Wdzięczne koty zapraszają do swoich światów! Tak, jak zrobił to KOTYK, bohater opowieści Doroty Terakowskiej. To doskonały utwór na pierwsze spotkanie młodego człowieka z gatunkiem fantasy. Doskonały, charakterystyczny dla pisarki styl, plastyczność obrazowania sprawiają, że powieść czyta się jednym tchem.
Młodzi ludzie, notabene Adam i Ewa, spodziewają się potomka. Adam jest lekarzem, więc jego żona ma doskonałą opiekę podczas całej ciąży. Jak zwykle ma ona prawo do kaprysów i zachcianek charakterystycznych dla przyszłej mamy. Jednak zachowania Ewy troszkę wybiegają poza stereotyp. Pewnej nocy budzi ją niesamowite pragnienie odnalezienia w ogrodzie pewnej rośliny. Sama nie wie, czym jest to ziele, ale wie, że natychmiast musi zjeść jego korzeń. Wyobraźcie sobie kobietę w zaawansowanej ciąży, która bez lęku wchodzi w ciemność swego ogrodu i prowadzona jakimś dziwnym przeczuciem udaje się w konkretne miejsce i odnajduje roślinę, której korzeń delikatnie wydobywa z ziemi. I nie zanosi go do domu, nie myje. Po prostu natychmiast zjada. Można by położyć to zachowanie na karb ciążowych zachcianek (a potrafią być bardzo dziwne) gdyby nie to, co zdarzyło się później…

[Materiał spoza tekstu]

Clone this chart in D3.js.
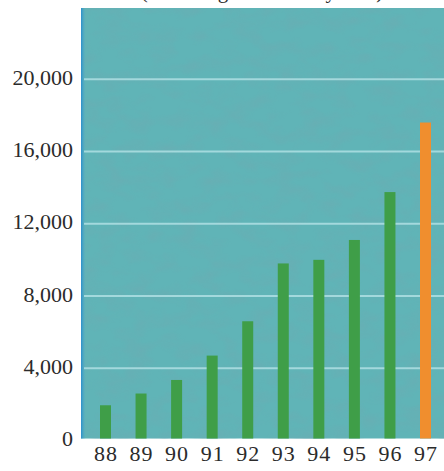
<!DOCTYPE html>
<html>
<head>
<meta charset="utf-8">
<script src="https://cdn.jsdelivr.net/npm/d3@7"></script>
<style>
  html, body { margin: 0; padding: 0; background: #ffffff; }
  svg { display: block; }
  text { font-family: "Liberation Serif", "DejaVu Serif", serif; fill: #2b2b2b; }
</style>
</head>
<body>
<div id="chart"></div>
<script>
// Annual totals, 1988–1997 (last year highlighted)
const years = ["88", "89", "90", "91", "92", "93", "94", "95", "96", "97"];
const totals = [1950, 2600, 3350, 4700, 6600, 9800, 10000, 11100, 13750, 17600];
const highlightYear = "97";
const yTicks = [0, 4000, 8000, 12000, 16000, 20000];
const subtitle = "(Including all the study area)";

const W = 444, H = 471;
const panel = { left: 81, top: 8, right: 444, bottom: 438.5 };

const svg = d3.select("#chart").append("svg")
  .attr("width", W).attr("height", H);

const defs = svg.append("defs");

// mottled paper texture for the plot panel
const tex = defs.append("filter").attr("id", "mottle")
  .attr("x", 0).attr("y", 0).attr("width", 1).attr("height", 1);
tex.append("feTurbulence").attr("type", "fractalNoise")
  .attr("baseFrequency", "0.04 0.07").attr("numOctaves", 3).attr("seed", 7).attr("result", "n");
tex.append("feColorMatrix").attr("in", "n").attr("type", "matrix")
  .attr("values", "0 0 0 0 0.16  0 0 0 0 0.40  0 0 0 0 0.44  0 0 0 -1.6 0.95");

const stripe = defs.append("linearGradient").attr("id", "edge")
  .attr("x1", 0).attr("x2", 1).attr("y1", 0).attr("y2", 0);
stripe.append("stop").attr("offset", 0).attr("stop-color", "#2a8fce");
stripe.append("stop").attr("offset", 1).attr("stop-color", "#5cb0c0").attr("stop-opacity", 0);

defs.append("clipPath").attr("id", "panelClip")
  .append("rect")
  .attr("x", panel.left).attr("y", panel.top)
  .attr("width", panel.right - panel.left).attr("height", panel.bottom - panel.top);

// subtitle line above the panel; only its lower edge falls inside the page
svg.append("text")
  .attr("x", 262).attr("y", -2)
  .attr("text-anchor", "middle")
  .style("font-size", "21px")
  .text(subtitle);

// panel background
svg.append("rect")
  .attr("x", panel.left).attr("y", panel.top)
  .attr("width", panel.right - panel.left).attr("height", panel.bottom - panel.top)
  .attr("fill", "#60b4b7");
svg.append("rect")
  .attr("x", panel.left).attr("y", panel.top)
  .attr("width", panel.right - panel.left).attr("height", panel.bottom - panel.top)
  .attr("filter", "url(#mottle)")
  .attr("opacity", 0.6);
svg.append("rect")
  .attr("x", panel.left).attr("y", panel.top)
  .attr("width", 5).attr("height", panel.bottom - panel.top)
  .attr("fill", "url(#edge)");

const y = d3.scaleLinear().domain([0, 24000]).range([440.5, 6.9]);
const x = d3.scalePoint().domain(years).range([105.5, 425.5]);
const barW = 11;

// horizontal gridlines
const gridG = svg.append("g").attr("clip-path", "url(#panelClip)");
gridG.selectAll("line")
  .data(yTicks.filter(d => d > 0))
  .join("line")
  .attr("x1", panel.left + 3).attr("x2", panel.right)
  .attr("y1", d => y(d)).attr("y2", d => y(d))
  .attr("stroke", "#b4e2e6").attr("stroke-opacity", 0.8)
  .attr("stroke-width", 2);

// bars
const barG = svg.append("g").attr("clip-path", "url(#panelClip)");
barG.selectAll("rect")
  .data(years.map((yr, i) => ({ yr, v: totals[i] })))
  .join("rect")
  .attr("x", d => x(d.yr) - barW / 2)
  .attr("width", barW)
  .attr("y", d => y(d.v))
  .attr("height", d => y(0) - y(d.v))
  .attr("fill", d => d.yr === highlightYear ? "#f08e2e" : "#3f9e48");

// y axis labels
const yAxis = d3.axisLeft(y)
  .tickValues(yTicks)
  .tickFormat(d3.format(","))
  .tickSize(0)
  .tickPadding(0);
const yg = svg.append("g").attr("transform", "translate(73,-2)").call(yAxis);
yg.select(".domain").remove();
yg.selectAll("text").style("font-size", "22px").attr("fill", "#2b2b2b");

// x axis labels
const xAxis = d3.axisBottom(x).tickSize(0).tickPadding(0);
const xg = svg.append("g").attr("transform", "translate(0,445)").call(xAxis);
xg.select(".domain").remove();
xg.selectAll("text").style("font-size", "22px").attr("fill", "#2b2b2b")
  .style("letter-spacing", "1px");
</script>
</body>
</html>
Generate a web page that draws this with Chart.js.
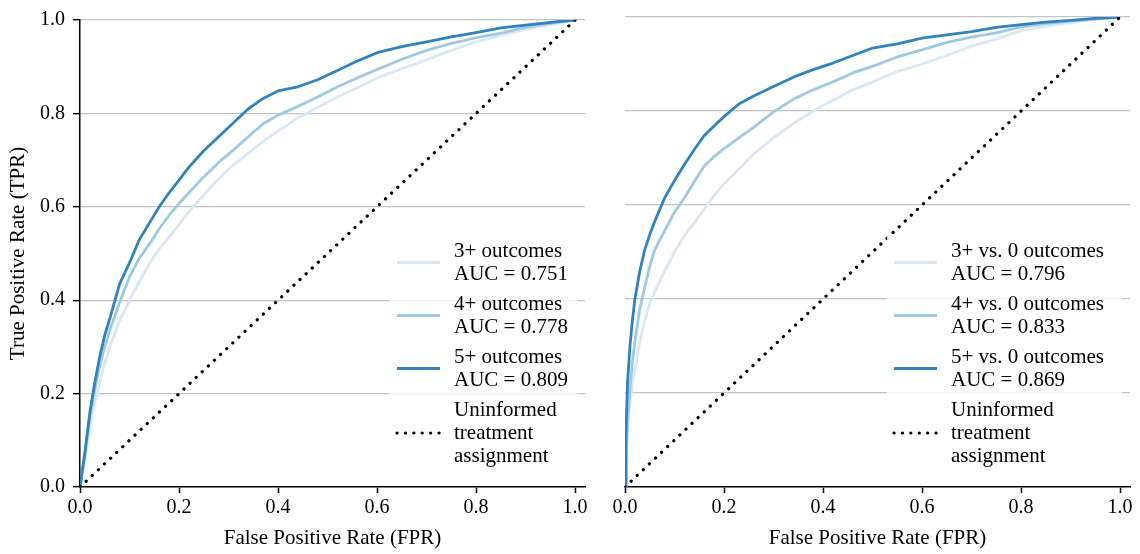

Ale do rzeczy. Musimy wyjaśnić skąd wziął się tajemniczy kot? Otóż gdy synek Ewy i Adama miał trzynaście dni, odezwał się do swojej mamy. Tak, nie pomyliłam się. Przemówił do niej głosem całkiem wprawionego w mówieniu młodego człowieka i co ciekawe, poinformował, że w beczce na tyłach domu właśnie topi się kot. Chyba nie zdziwi was reakcja Ewy, która raczej nie spodziewała się mówiącego noworodka w swoim domu. Poganiana jednak przez zniecierpliwionego potomka, udała się we wskazane miejsce i rzeczywiście uratowała życie dziwnemu kocurowi. I tu dopiero zaczyna się prawdziwa opowieść. Terakowska umieszcza trójkę naszych bohaterów – Ewę, Kotyka i Jonyka (dziwne imię jest wynikiem pomyłki podchmielonego urzędnika – chłopczyk miał nazywać się po prostu Janek) w tajemniczej krainie zamieszkałej przez postacie z kart Tarota. Władają nią Cesarzowa z Cesarzem, pomaga im czarny Mag, służą dworzanie. Tam wszystko się może zdarzyć. Nawet kot okazuje się stworem należącym do tej krainy. Wszyscy są zresztą zdziwieni jego powrotem. Został bowiem skazany na śmierć za udział w pewnym wydarzeniu. Czy słusznie? Tego wam nie powiem, sami musicie przeczytać. Mogę tylko podpowiedzieć, ze Kotyk był kotem syna cesarskiej pary, który…. No właśnie. Co się z nim stało pozostawiam waszej lekturze.
Ewa pojawia się w królestwie Tarota nie bez przyczyny. Stoi przed nią zadanie, które, jak do tej pory, przerosło najdzielniejszych rycerzy…
W powieści przeplatają się dwa wymiary, dwa plany czasowe i przestrzenne. Ten rzeczywisty, w którym żyją Adam, złośliwa sąsiadka, jeżdżą tramwaje i toczy się normalne życie rodziny i ten drugi – uwalniany w trakcie snów. Przestrzenie te w końcu się wymieszają. Pytania, które zadano – znajdą odpowiedź. Czyny, o które nikt by nas nie posądzał – nabierają realnych kształtów. Zwykli ludzie stają się bohaterami. Czasami zupełnie mimo woli… Nie chcę zdradzać, co będzie udziałem bohaterów tej opowieści. Odkrywanie tajemnicy królestwa Kotyka jest naprawdę pasjonującą przygodą i najlepiej będzie przeżyć ją osobiście. Naprawdę gorąco polecam!
PS.
Może wasz kolorowy, domowy kot też kiedyś odezwie się ludzkim głosem i okaże się, że jest po prostu KOTYKIEM?